Garth Brooks is an utter sellout.

The black-hatted crooner's rare return to the concert stage has proven one incredibly tough ticket, with all nine scheduled shows selling out in less than two hours.

To mark the release of his Ultimate Hits on Nov. 6, the semiretired "Friends in Low Places" singer initially agreed to headline a single concert at the Sprint Center in Kansas City, Missouri, with wife Trisha Yearwood singing shotgun.

But tickets to that first show, set for Nov. 5, were snapped up in four minutes on Saturday, prompting Brooks to add eight more shows, Nov. 6-12 and 14. Those shows, too, quickly sold out—some 160,000 seats in all.

"For the first time in my life I'm speechless," Brooks quipped to the concert trade magazine Pollstar.

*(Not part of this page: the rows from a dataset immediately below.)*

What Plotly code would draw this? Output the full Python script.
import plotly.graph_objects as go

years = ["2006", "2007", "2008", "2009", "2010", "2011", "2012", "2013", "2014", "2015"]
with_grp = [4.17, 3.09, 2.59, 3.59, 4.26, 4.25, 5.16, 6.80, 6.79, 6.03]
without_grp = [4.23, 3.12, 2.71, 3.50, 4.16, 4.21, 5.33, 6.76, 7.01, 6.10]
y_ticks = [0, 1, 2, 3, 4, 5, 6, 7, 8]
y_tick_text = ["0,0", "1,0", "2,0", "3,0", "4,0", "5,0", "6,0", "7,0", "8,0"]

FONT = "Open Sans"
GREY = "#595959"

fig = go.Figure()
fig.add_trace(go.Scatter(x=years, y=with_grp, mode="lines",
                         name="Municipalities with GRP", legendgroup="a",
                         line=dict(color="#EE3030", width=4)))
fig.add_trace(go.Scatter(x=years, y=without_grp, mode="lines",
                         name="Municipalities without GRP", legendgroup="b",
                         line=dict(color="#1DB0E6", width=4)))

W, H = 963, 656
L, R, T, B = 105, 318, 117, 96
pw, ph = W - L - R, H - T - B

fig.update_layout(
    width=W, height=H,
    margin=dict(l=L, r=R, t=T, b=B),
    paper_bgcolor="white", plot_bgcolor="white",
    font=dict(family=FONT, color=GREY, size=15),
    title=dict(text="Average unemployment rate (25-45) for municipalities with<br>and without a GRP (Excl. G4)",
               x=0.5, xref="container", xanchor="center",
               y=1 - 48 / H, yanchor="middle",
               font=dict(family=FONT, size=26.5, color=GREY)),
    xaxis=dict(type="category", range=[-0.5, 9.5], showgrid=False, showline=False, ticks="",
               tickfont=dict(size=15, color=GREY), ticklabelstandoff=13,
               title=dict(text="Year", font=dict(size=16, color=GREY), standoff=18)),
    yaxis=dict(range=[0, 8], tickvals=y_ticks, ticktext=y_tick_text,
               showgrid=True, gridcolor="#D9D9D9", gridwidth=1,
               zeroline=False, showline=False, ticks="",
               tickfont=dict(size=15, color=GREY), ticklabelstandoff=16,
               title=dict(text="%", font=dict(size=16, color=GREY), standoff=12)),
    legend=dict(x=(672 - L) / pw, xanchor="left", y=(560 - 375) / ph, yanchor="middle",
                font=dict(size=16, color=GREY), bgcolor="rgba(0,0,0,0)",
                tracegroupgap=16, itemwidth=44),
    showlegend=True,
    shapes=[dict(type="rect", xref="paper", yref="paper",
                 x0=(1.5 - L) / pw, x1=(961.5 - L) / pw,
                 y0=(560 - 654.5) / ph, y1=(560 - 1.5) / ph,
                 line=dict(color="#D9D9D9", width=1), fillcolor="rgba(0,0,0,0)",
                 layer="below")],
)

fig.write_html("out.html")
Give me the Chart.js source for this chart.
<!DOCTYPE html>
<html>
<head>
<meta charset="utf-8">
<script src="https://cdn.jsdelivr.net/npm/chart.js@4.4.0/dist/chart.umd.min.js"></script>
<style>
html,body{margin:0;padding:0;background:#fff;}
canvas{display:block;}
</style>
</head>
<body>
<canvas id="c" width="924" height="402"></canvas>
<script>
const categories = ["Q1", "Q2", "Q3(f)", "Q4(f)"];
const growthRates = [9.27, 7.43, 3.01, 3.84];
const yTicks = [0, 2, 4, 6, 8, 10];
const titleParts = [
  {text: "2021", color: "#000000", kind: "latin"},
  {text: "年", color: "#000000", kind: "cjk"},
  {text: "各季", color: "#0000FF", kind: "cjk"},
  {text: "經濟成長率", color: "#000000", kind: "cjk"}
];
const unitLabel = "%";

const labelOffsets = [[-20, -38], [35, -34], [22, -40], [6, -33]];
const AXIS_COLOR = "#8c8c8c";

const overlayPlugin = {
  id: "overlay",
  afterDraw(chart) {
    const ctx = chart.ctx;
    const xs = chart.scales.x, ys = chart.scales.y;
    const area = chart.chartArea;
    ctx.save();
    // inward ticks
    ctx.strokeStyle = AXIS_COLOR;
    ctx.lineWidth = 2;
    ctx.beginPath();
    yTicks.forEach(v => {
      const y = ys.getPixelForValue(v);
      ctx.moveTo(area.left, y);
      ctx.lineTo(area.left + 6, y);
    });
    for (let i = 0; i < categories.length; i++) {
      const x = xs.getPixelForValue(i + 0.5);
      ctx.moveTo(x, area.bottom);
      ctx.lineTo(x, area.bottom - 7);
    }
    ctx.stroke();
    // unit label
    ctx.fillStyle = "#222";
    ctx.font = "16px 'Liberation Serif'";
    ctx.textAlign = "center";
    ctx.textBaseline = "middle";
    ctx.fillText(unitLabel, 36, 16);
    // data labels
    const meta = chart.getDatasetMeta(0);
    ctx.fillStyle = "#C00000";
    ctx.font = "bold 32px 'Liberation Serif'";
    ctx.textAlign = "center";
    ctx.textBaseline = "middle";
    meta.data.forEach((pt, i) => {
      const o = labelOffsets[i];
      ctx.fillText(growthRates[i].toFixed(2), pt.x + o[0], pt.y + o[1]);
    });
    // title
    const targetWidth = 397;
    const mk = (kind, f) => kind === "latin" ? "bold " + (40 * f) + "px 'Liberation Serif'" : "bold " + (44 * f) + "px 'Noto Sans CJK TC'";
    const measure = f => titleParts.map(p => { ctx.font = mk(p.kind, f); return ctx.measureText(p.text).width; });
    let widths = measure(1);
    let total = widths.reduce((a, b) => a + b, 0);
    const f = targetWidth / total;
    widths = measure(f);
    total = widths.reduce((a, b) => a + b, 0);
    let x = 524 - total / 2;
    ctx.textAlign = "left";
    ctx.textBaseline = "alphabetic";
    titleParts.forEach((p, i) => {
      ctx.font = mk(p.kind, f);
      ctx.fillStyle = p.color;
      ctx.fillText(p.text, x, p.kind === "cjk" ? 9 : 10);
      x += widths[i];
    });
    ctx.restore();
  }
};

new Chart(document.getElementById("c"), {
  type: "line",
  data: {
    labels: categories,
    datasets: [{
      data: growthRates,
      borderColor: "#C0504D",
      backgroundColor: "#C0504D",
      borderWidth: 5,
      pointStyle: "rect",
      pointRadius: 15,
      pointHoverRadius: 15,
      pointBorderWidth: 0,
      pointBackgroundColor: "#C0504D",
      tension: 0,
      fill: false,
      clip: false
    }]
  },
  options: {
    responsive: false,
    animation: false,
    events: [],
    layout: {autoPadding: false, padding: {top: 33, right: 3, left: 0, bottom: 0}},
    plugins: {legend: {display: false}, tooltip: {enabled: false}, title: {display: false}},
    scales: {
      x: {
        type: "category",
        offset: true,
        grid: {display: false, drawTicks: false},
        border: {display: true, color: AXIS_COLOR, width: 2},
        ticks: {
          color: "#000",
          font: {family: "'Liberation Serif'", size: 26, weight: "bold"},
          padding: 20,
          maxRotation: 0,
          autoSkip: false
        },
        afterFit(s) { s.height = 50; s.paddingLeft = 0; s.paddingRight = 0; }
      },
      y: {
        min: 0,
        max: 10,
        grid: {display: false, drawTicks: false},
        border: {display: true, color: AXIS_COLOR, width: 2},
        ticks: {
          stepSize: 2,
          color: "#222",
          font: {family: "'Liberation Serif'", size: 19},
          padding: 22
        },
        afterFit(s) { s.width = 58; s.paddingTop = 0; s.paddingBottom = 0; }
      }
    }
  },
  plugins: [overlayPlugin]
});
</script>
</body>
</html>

Save the occasional benefit appearance—like his duet with Yearwood at a 2005 Hurricane Katrina benefit, a performance at the Grand Ole Opry's 80th birthday bash and last summer's Live Earth concert in Washington, D.C.—Brooks has been MIA from the concert circuit for the past seven years.

His last major tour was a three-year trek in support of 1997's Sevens. That road show raked in $105 million in ticket sales and was the first $100 million-grossing tour in the U.S.—an even more impressive feat considering Brooks intentionally kept prices at just $20 a ducat.

Brooks, the bestselling solo artist of all time, with more than 100 million albums sold in the U.S., announced in 2000 he was taking time off from recording and performing to devote himself to raising his three young daughters in Oklahoma.

But lately, he's been flirting with a comeback.

In August, the entertainer denied reports that he was considering a tour in support of his new greatest hits boxed set, stating he had no intention of hitting the road until his youngest daughter graduated high school in 2015.

However, the two-time Grammy winner did hint he may play the odd show.

Indeed, following his nine-night stand in Kansas City, Brooks has confirmed plans to join fellow country stars Reba McEntire, Toby Keith, Vince Gill and Carrie Underwood for a Nov. 16 concert dubbed the Oklahoma Centennial Spectacular, which also will include the Flaming Lips and Amy Grant.

Ultimate Hits will feature four new cuts cowritten by Brooks, as well as a duet with Huey Lewis on the latter's 1982 hit "Workin' for a Livin'." The 34-track, three-disc box set will also include a DVD of videos and is being released on the country star's own Pearl Records with Yearwood's label, Big Machine Records, handling promotional duties. The first single, "More Than a Memory," was released to radio stations last month.